The ultimate idea would be that the repo can have the test suites in a format that Scheme implementations can simply copy those files verbatim into their source trees. Doing whatever it takes to get them into a form that implementors find agreeable. (include "...") in (define-library) does wonders to enable portable .scm files. I haven't yet had the energy to pursue this since there are so many things to do, but it'd be awesome if you do. Aggregating the tests already uncovered a bunch of bugs; I expect doing it more would uncover more and save everyone time in the long run.

So in the spirit of other Scheme topics, and to limit the demands on Arthur, I've created a GitHub Schemetest organization, into which we can put repositories with testing libraries, documentation, examples, etc.

+1

Ideally it will in due course have a working SRFI 64 library for every Scheme implementation people care about, and whatever other testing libraries people like to use.

+1

Don't know if this warrants a Schemetest mailing list, but I'll throw that idea out.

No opinion.

First question: how to subdivide the space of testing libraries and Schemes they run on.  A general repo, page, or file can be consulted to tell you "if you want to use SRFI 64 in Chibi Scheme, then use /this/ library", rather than having a repo or sub-directory per implementation with messy duplication.  So ... no great reason not to do it in grab bag fashion, after people's names or user ids, or whatever???

The situation basically is that 3 test definition frameworks dominate:

- SRFI 64

- Chicken's `test` egg <https://wiki.call-cc.org/eggref/5/test>

- The (chibi test) library <http://snow-fort.org/s/gmail.com/alexshinn/chibi/test/0.9.0/index.html>, a port of Chicken `test`.

All of these provide almost the same set of primitives for defining tests.
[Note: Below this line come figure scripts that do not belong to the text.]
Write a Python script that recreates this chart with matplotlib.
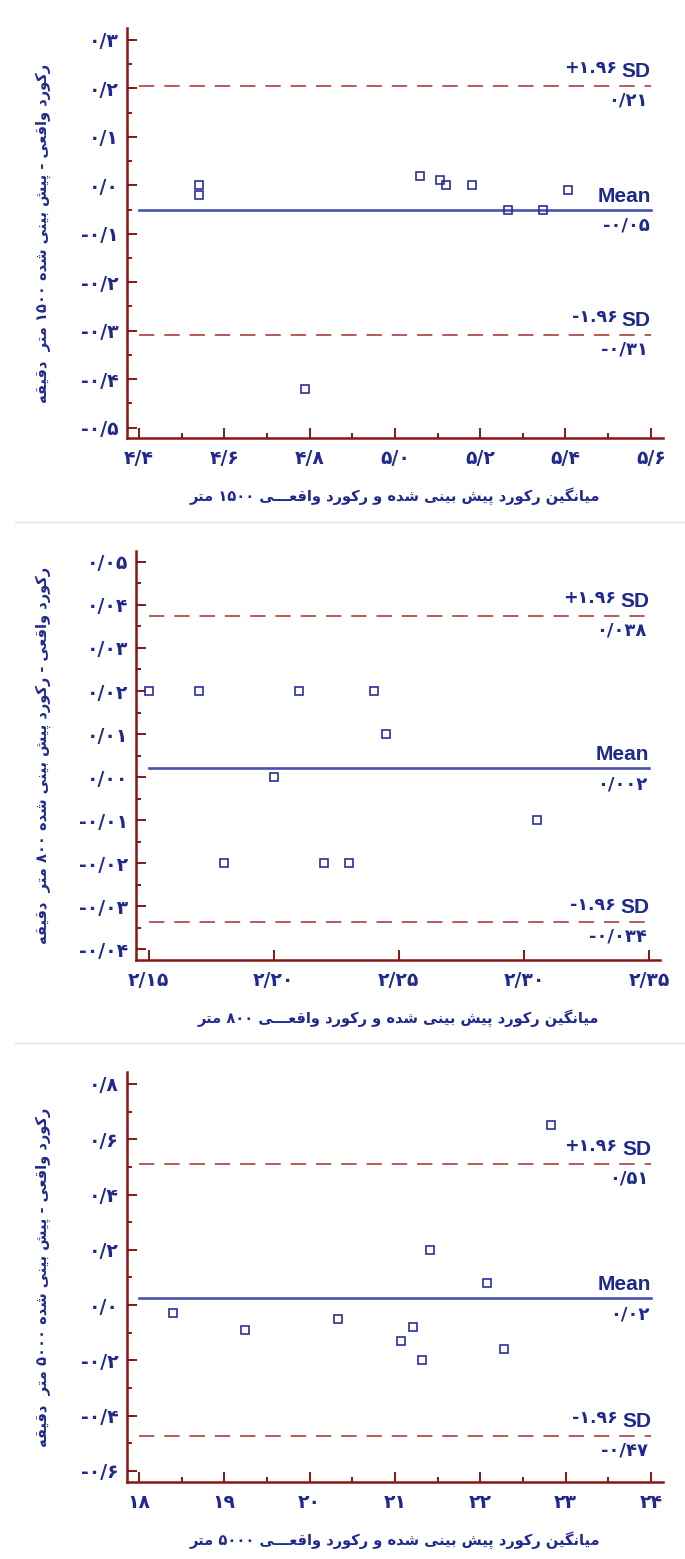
import re
import matplotlib
matplotlib.use("Agg")
import matplotlib.pyplot as plt
from matplotlib.ticker import MultipleLocator, FuncFormatter, NullLocator
from matplotlib.lines import Line2D

# ======== داده‌ها (خوانده شده از تصویر) ========
x_1500 = [4.54, 4.54, 4.79, 5.06, 5.106, 5.12, 5.18, 5.266, 5.347, 5.405]
d_1500 = [0.0, -0.02, -0.42, 0.02, 0.01, 0.0, 0.0, -0.05, -0.05, -0.01]

x_800 = [2.15, 2.17, 2.18, 2.20, 2.21, 2.22, 2.23, 2.24, 2.245, 2.305]
d_800 = [0.02, 0.02, -0.02, 0.0, 0.02, -0.02, -0.02, 0.02, 0.01, -0.01]

x_5000 = [18.40, 19.245, 20.335, 21.07, 21.21, 21.32, 21.41, 22.08, 22.28, 22.83]
d_5000 = [-0.03, -0.09, -0.05, -0.13, -0.08, -0.20, 0.20, 0.08, -0.16, 0.65]

mean_vals = [-0.051, 0.002, 0.024]
upper_vals = [0.205, 0.0375, 0.511]
lower_vals = [-0.308, -0.0337, -0.472]

mean_text = ["-۰/۰۵", "۰/۰۰۲", "۰/۰۲"]
upper_text = ["۰/۲۱", "۰/۰۳۸", "۰/۵۱"]
lower_text = ["-۰/۳۱", "-۰/۰۳۴", "-۰/۴۷"]

xlabels = [
    "میانگین رکورد پیش بینی شده و رکورد واقعـــی ۱۵۰۰ متر",
    "میانگین رکورد پیش بینی شده و رکورد واقعـــی ۸۰۰ متر",
    "میانگین رکورد پیش بینی شده و رکورد واقعـــی ۵۰۰۰ متر",
]
ylabels = [
    "رکورد واقعی - پیش بینی شده ۱۵۰۰ متر  دقیقه",
    "رکورد واقعی - رکورد پیش بینی شده ۸۰۰ متر  دقیقه",
    "رکورد واقعی - پیش بینی شده ۵۰۰۰ متر  دقیقه",
]

# ======== تنظیمات ظاهری ========
navy = "#1f2a8c"
maroon = "#8b1414"
mean_col = "#4b50ad"
sd_col = "#b04e4e"
marker_col = "#2a2e9c"

# مختصات محورها به پیکسل: چپ، بالا، راست، پایین
rects = [(126.7, 28.3, 662.7, 438.3), (136.3, 550.7, 659.7, 960.0), (126.7, 1072.3, 662.7, 1481.7)]
xlims = [(4.371, 5.628), (2.1451, 2.3542), (17.857, 24.138)]
ylims = [(-0.522, 0.324), (-0.0425, 0.0526), (-0.6387, 0.842)]
line_x = [(4.4, 5.6), (2.15, 2.35), (18, 24)]
x_steps = [(0.2, 0.1), (0.05, None), (1, 0.5)]
y_steps = [(0.1, 0.05), (0.01, 0.005), (0.2, 0.1)]
x_dec = [1, 2, 0]
y_dec = [1, 2, 1]

W, H = 685, 1559

# ======== شکل‌دهی حروف فارسی ========
FORMS = {
    "ا": ("\uFE8D", "\uFE8E", None, None),
    "د": ("\uFEA9", "\uFEAA", None, None),
    "ر": ("\uFEAD", "\uFEAE", None, None),
    "و": ("\uFEED", "\uFEEE", None, None),
    "ب": ("\uFE8F", "\uFE90", "\uFE91", "\uFE92"),
    "ت": ("\uFE95", "\uFE96", "\uFE97", "\uFE98"),
    "ش": ("\uFEB5", "\uFEB6", "\uFEB7", "\uFEB8"),
    "ع": ("\uFEC9", "\uFECA", "\uFECB", "\uFECC"),
    "ق": ("\uFED5", "\uFED6", "\uFED7", "\uFED8"),
    "م": ("\uFEE1", "\uFEE2", "\uFEE3", "\uFEE4"),
    "ن": ("\uFEE5", "\uFEE6", "\uFEE7", "\uFEE8"),
    "ه": ("\uFEE9", "\uFEEA", "\uFEEB", "\uFEEC"),
    "پ": ("\uFB56", "\uFB57", "\uFB58", "\uFB59"),
    "ک": ("\uFB8E", "\uFB8F", "\uFB90", "\uFB91"),
    "گ": ("\uFB92", "\uFB93", "\uFB94", "\uFB95"),
    "ی": ("\uFBFC", "\uFBFD", "\uFBFE", "\uFBFF"),
    "ـ": ("ـ", "ـ", "ـ", "ـ"),
}


def fa(text):
    chars = list(text)
    out = []
    for i, c in enumerate(chars):
        if c not in FORMS:
            out.append(c)
            continue
        prev = chars[i - 1] if i > 0 else None
        nxt = chars[i + 1] if i + 1 < len(chars) else None
        jp = prev in FORMS and FORMS[prev][2] is not None
        jn = nxt in FORMS and FORMS[c][2] is not None
        iso, fin, ini, med = FORMS[c]
        if jp and jn:
            out.append(med)
        elif jp:
            out.append(fin)
        elif jn:
            out.append(ini)
        else:
            out.append(iso)
    tokens = re.findall(r"[۰-۹]+|.", "".join(out))
    return "".join(reversed(tokens))


DIG = str.maketrans("0123456789", "۰۱۲۳۴۵۶۷۸۹")


def fa_num(v, dec):
    s = f"{abs(v):.{dec}f}".replace(".", "/").translate(DIG)
    if round(v, dec + 2) < 0:
        s = "-" + s
    return s


plt.rcParams["font.family"] = ["DejaVu Sans"]
fig = plt.figure(figsize=(W / 100, H / 100), dpi=100)
fig.patch.set_facecolor("white")

xs = [x_1500, x_800, x_5000]
ds = [d_1500, d_800, d_5000]

for i in range(3):
    l, t, r, b = rects[i]
    ax = fig.add_axes([l / W, 1 - b / H, (r - l) / W, (b - t) / H])
    ax.set_xlim(*xlims[i])
    ax.set_ylim(*ylims[i])
    for s in ["top", "right"]:
        ax.spines[s].set_visible(False)
    for s in ["left", "bottom"]:
        ax.spines[s].set_color(maroon)
        ax.spines[s].set_linewidth(1.8)

    xa, xb = line_x[i]
    ax.plot([xa, xb], [mean_vals[i]] * 2, color=mean_col, lw=1.9)
    ax.plot([xa, xb], [upper_vals[i]] * 2, color=sd_col, lw=1.3, dashes=(8.5, 5.5))
    ax.plot([xa, xb], [lower_vals[i]] * 2, color=sd_col, lw=1.3, dashes=(8.5, 5.5))
    ax.plot(xs[i], ds[i], "s", ms=6.2, mfc="none", mec=marker_col, mew=1.2, clip_on=False)

    ax.xaxis.set_major_locator(MultipleLocator(x_steps[i][0]))
    if x_steps[i][1]:
        ax.xaxis.set_minor_locator(MultipleLocator(x_steps[i][1]))
    else:
        ax.xaxis.set_minor_locator(NullLocator())
    ax.yaxis.set_major_locator(MultipleLocator(y_steps[i][0]))
    ax.yaxis.set_minor_locator(MultipleLocator(y_steps[i][1]))
    ax.xaxis.set_major_formatter(FuncFormatter(lambda v, p, d=x_dec[i]: fa_num(v, d)))
    ax.yaxis.set_major_formatter(FuncFormatter(lambda v, p, d=y_dec[i]: fa_num(v, d)))
    ax.tick_params(which="both", direction="in", color=maroon, width=1.4,
                   labelcolor=navy, labelsize=13.5)
    ax.tick_params(which="major", length=7.5, pad=6)
    ax.tick_params(which="minor", length=3.8)
    ax.tick_params(axis="x", which="major", pad=8)
    for lab in ax.get_xticklabels() + ax.get_yticklabels():
        lab.set_fontweight("bold")

    # برچسب‌های خطوط
    for val, sign, txt in [(upper_vals[i], "+", upper_text[i]), (lower_vals[i], "-", lower_text[i])]:
        ax.annotate("SD", (xb, val), xytext=(0, 6.5), textcoords="offset points",
                    ha="right", va="baseline", color=navy, fontsize=15, fontweight="bold",
                    family="Liberation Sans")
        ax.annotate(sign + "۱.۹۶", (xb, val), xytext=(-24, 9), textcoords="offset points",
                    ha="right", va="baseline", color=navy, fontsize=12.5, fontweight="bold")
        ax.annotate(txt, (xb, val), xytext=(-2, -4), textcoords="offset points",
                    ha="right", va="top", color=navy, fontsize=13, fontweight="bold")
    ax.annotate("Mean", (xb, mean_vals[i]), xytext=(0, 6), textcoords="offset points",
                ha="right", va="baseline", color=navy, fontsize=15, fontweight="bold",
                family="Liberation Sans")
    ax.annotate(mean_text[i], (xb, mean_vals[i]), xytext=(-1, -5), textcoords="offset points",
                ha="right", va="top", color=navy, fontsize=13, fontweight="bold")

    # عنوان محورها
    fig.text(((l + r) / 2) / W, 1 - (b + 58) / H, fa(xlabels[i]), ha="center", va="center",
             color=navy, fontsize=10.5, fontweight="bold")
    fig.text(43.7 / W, 1 - ((t + b) / 2) / H, fa(ylabels[i]), ha="center", va="center",
             rotation=90, color=navy, fontsize=10.5, fontweight="bold")

# خطوط جداکننده
for yy in [522, 1043]:
    fig.add_artist(Line2D([15 / W, 1], [1 - yy / H] * 2, color="#e2e2e2", lw=1))

fig.savefig("out.png", dpi=100, facecolor="white")
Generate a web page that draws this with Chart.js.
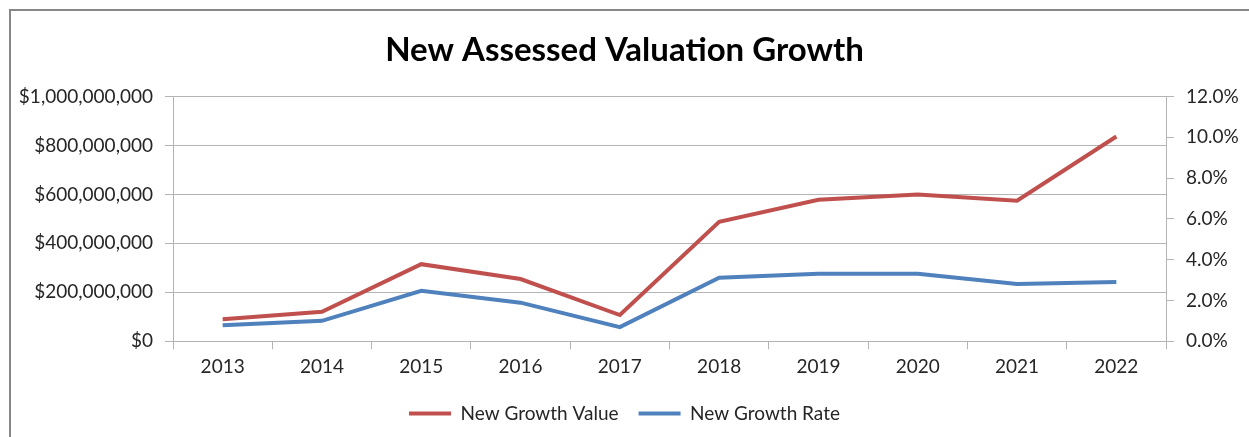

All of the main stuff is identical or near-identical. Therefore the most viable strategy is to take this API as-is.

SRFI 64 defines two parts in one SRFI: the part where you define tests, and the part where you run tests. Most of the reluctance to ship SRFI 64 with a Scheme implementation comes from the fact that you have to ship the whole bundle, and some people want a differetn test runner than the one in it.

The problem could be solved by writing a new SRFI that:

- copies (most of) the test definition parts from SRFI 64

- adds the new test definition stuff from the Chicken/Chibi test library, which is like 1 or 2 new primitives IIRC.

- adds a couple more primitives that are none of those. Gambit needs one to test whether an exception is raised in tail position or not.

Since the SRFI process is clogged, I suggest first writing a library that does the above. Once the library has been used for a while, immortalize its interface in a SRFI.

Here's a very recent GitHub issue on this topic: <https://github.com/srfi-explorations/srfi-test/issues/3>, with many of the usual suspects chiming in at length :)

Anyone out there interested in this who's already running a bunch of different Scheme implementations so we can do some testing?  If not, I've got a bit of spare time to devote to that.

We have Docker containers for 45 Scheme implementations at <https://hub.docker.com/u/schemers>, including a container build from git master for many of the actively developed Schemes. I can give ssh access to people I know from the lists to a Linux server with Docker pre-configured.